Vanilla sugar corgi-shaped cookies for the Queen’s jubilee

Recipe Meta


10 mins


12 mins


Makes 25-30




  • 200g soft salted butter, room temperature
  • 200g golden caster sugar
  • Seeds of 1 vanilla pod or 2 tsp vanilla bean paste
  • 1 medium free range egg, lightly beaten
  • 400g plain flour, sifted plus extra for dusting


  • Guide sticks/marzipan spacers (not essential)
  • Corgi cutter


Heat the oven to 180C. Pop your butter and sugar along with the vanilla into your mixing bowl and mix on slow or by hand until just combined. Don’t be tempted to beat like a sponge mix until creamy, or your cookies will spread when baking. The mix should look granulated, but be all incorporated.

Add the egg now on a slow speed with your mixer or mix with a wooden spoon – though you might prefer to get stuck in with your hands, it’s easier and quicker – until fully incorporated. Tip the flour into the mixture (the whole amount at once is fine) and mix to form a dough. If the mix is a little sticky, additional flour may be required or if dry, add a few drops of water.

You will know it’s right when the whole dough comes together without leaving sticky traces on the bowl and it forms into a nice, shiny, pliable ball in your bowl.
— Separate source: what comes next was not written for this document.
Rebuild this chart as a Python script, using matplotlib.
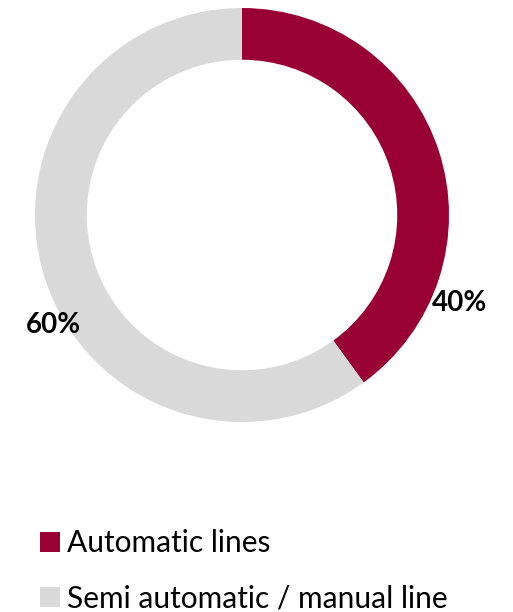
import matplotlib.pyplot as plt
from matplotlib.lines import Line2D

categories = ["Automatic lines", "Semi automatic / manual line"]
shares = [40, 60]
colors = ["#990033", "#D9D9D9"]

plt.rcParams['font.family'] = ['Lato', 'DejaVu Sans']

W, H = 513, 612
fig = plt.figure(figsize=(W / 100, H / 100), dpi=100)

# donut centre and radius in pixels (from top-left)
cx, cy, r = 242, 215, 207
ax = fig.add_axes([(cx - r) / W, (H - cy - r) / H, 2 * r / W, 2 * r / H])
ax.pie(shares, colors=colors, startangle=90, counterclock=False,
       radius=1, wedgeprops=dict(width=0.25, linewidth=0))
ax.set_xlim(-1, 1)
ax.set_ylim(-1, 1)
ax.set_aspect('equal')
ax.axis('off')

label_pos = [(460, 303), (53, 325)]
for val, (px, py) in zip(shares, label_pos):
    ax.text((px - cx) / r, (cy - py) / r, f"{val}%", ha='center', va='center',
            fontsize=20, fontweight='bold', color='black')

handles = [Line2D([], [], marker='s', linestyle='none', markersize=14.5,
                  markerfacecolor=c, markeredgewidth=0) for c in colors]
fig.legend(handles, categories, loc='upper left',
           bbox_to_anchor=(38 / W, 1 - 529 / H), frameon=False,
           fontsize=21.5, handlelength=0.8, handletextpad=0.17,
           labelspacing=0.91, borderpad=0, borderaxespad=0)

fig.savefig("out.png", dpi=100)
Roll the dough out on a clean, floured surface using plenty of plain flour to prevent sticking.

If you have them, use guide sticks for rolling out the dough to ensure you get an even thickness. If not, no problem, just take care to apply even pressure and roll to an approximate depth of 5mm to make sure they all bake evenly.

Create a corgi-shaped template from a piece of card. Once your dough is rolled out, use your card template to cut out corgi-shaped cookies. Use a palette knife or a thin cake slice to pick up your cookies and place on a greaseproof-lined baking sheet, with a little space in between each one.

Pop them in the oven and bake for around 10-12 mins for small to medium-sized cookies – check them after 10 mins, as all ovens vary. The cookies should be a light golden brown, firm and springy to touch. To test, press your finger on the dough (don’t burn yourself, though!) – if it leaves an indentation, they’re not quite ready. Cool on a rack when ready and then decorate as required.